Trends come and go. We’ve seen the rise of "dad shoes," the neon craze of the early 2010s, and the current obsession with "quiet luxury." Through all of it, the all-black shoe has remained a staple. It’s the "Little Black Dress" of the male wardrobe.

It’s an investment in utility. While white sneakers are a summer vibe, black sneakers are a year-round powerhouse. They are the only footwear category that feels equally at home in a mosh pit, a funeral, and a boardroom.
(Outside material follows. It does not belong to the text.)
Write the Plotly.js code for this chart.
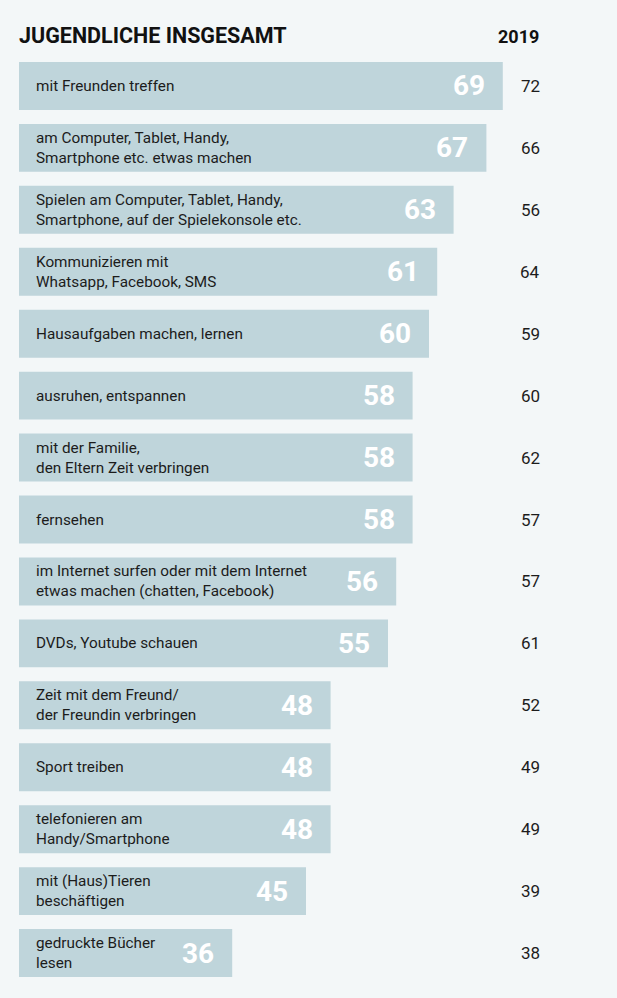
<!DOCTYPE html>
<html>
<head>
<meta charset="utf-8">
<script src="https://cdn.plot.ly/plotly-3.0.1.min.js"></script>
<style>
html,body{margin:0;padding:0;background:#f3f7f8;}
#chart{width:617px;height:998px;}
</style>
</head>
<body>
<div id="chart"></div>
<script>
const categories = [
  "mit Freunden treffen",
  "am Computer, Tablet, Handy,<br>Smartphone etc. etwas machen",
  "Spielen am Computer, Tablet, Handy,<br>Smartphone, auf der Spielekonsole etc.",
  "Kommunizieren mit<br>Whatsapp, Facebook, SMS",
  "Hausaufgaben machen, lernen",
  "ausruhen, entspannen",
  "mit der Familie,<br>den Eltern Zeit verbringen",
  "fernsehen",
  "im Internet surfen oder mit dem Internet<br>etwas machen (chatten, Facebook)",
  "DVDs, Youtube schauen",
  "Zeit mit dem Freund/<br>der Freundin verbringen",
  "Sport treiben",
  "telefonieren am<br>Handy/Smartphone",
  "mit (Haus)Tieren<br>beschäftigen",
  "gedruckte Bücher<br>lesen"
];
const values2023 = [69, 67, 63, 61, 60, 58, 58, 58, 56, 55, 48, 48, 48, 45, 36];
const values2019 = [72, 66, 56, 64, 59, 60, 62, 57, 57, 61, 52, 49, 49, 39, 38];
const chartTitle = "JUGENDLICHE INSGESAMT";
const compareYear = "2019";

const ids = categories.map((c, i) => "c" + i);

const W = 617, H = 998, ML = 19, MR = 0, MT = 55, MB = 14;
const plotW = W - ML - MR, plotH = H - MT - MB;
const pxPerUnit = 8.2;
const xMin = 10;
const xMax = xMin + plotW / pxPerUnit;

const font = "Roboto, 'Liberation Sans', sans-serif";

const annotations = [];
categories.forEach((c, i) => {
  annotations.push({
    xref: "paper", yref: "y", x: (34 - ML) / plotW, y: ids[i],
    text: c, showarrow: false, xanchor: "left", yanchor: "middle", align: "left",
    font: {family: font, size: 15.3, color: "#1c1c1c"}
  });
  annotations.push({
    xref: "x", yref: "y", x: values2023[i], y: ids[i], xshift: -16,
    text: String(values2023[i]), showarrow: false, xanchor: "right", yanchor: "middle",
    font: {family: font, size: 28, color: "#ffffff", weight: 700}
  });
  annotations.push({
    xref: "paper", yref: "y", x: (530 - ML) / plotW, y: ids[i],
    text: String(values2019[i]), showarrow: false, xanchor: "center", yanchor: "middle",
    font: {family: font, size: 17, color: "#1c1c1c"}
  });
});
annotations.push({
  xref: "paper", yref: "paper", x: (541 - ML) / plotW, y: 1 + (MT - 36) / plotH,
  text: "<b>" + compareYear + "</b>", showarrow: false, xanchor: "right", yanchor: "middle",
  font: {family: font, size: 18, color: "#111111"}
});

const trace = {
  type: "bar",
  orientation: "h",
  y: ids,
  x: values2023,
  marker: {color: "#bfd5db", line: {width: 0}},
  hoverinfo: "none",
  textposition: "none"
};

const layout = {
  width: W, height: H,
  margin: {l: ML, r: MR, t: MT, b: MB, pad: 0},
  paper_bgcolor: "#f3f7f8",
  plot_bgcolor: "#f3f7f8",
  showlegend: false,
  bargap: 14 / 62,
  title: {
    text: "<b>" + chartTitle + "</b>",
    xref: "container", yref: "container",
    x: ML / W, xanchor: "left",
    y: 1 - 35 / H, yanchor: "middle",
    font: {family: font, size: 21.5, color: "#111111"}
  },
  xaxis: {range: [xMin, xMax], visible: false, fixedrange: true},
  yaxis: {autorange: "reversed", visible: false, fixedrange: true, type: "category"},
  annotations: annotations
};

Plotly.newPlot("chart", [trace], layout, {displayModeBar: false, staticPlot: true});
</script>
</body>
</html>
Actionable Steps for Your Next Purchase

  • Check the Hardware: Look at the eyelets and aglets. If they are shiny silver or gold, it breaks the "all black" effect. Look for matte black hardware for a true stealth look.
  • Evaluate the Midsole: This is where most brands "cheat." Sometimes the upper is black, but the midsole is a very dark grey. If you want the true "cheat code" effect, ensure the midsole and outsole are the exact same shade as the upper.
  • Consider the Sock: If you’re wearing black shoes with shorts, stick to black socks or "no-show" socks. White socks with black shoes is a very specific "vibe" that usually only works if you’re trying to look like a 1950s schoolboy or a professional skater.
  • Invest in a Suede Brush: If your black shoes are suede, they will attract lint like a magnet. A ten-dollar crepe brush will save your life.
  • Rotate Your Pair: Black shoes hide wear and tear well, but the internal foam still needs time to decompress. Don’t wear the same pair two days in a row if you want the support to last more than six months.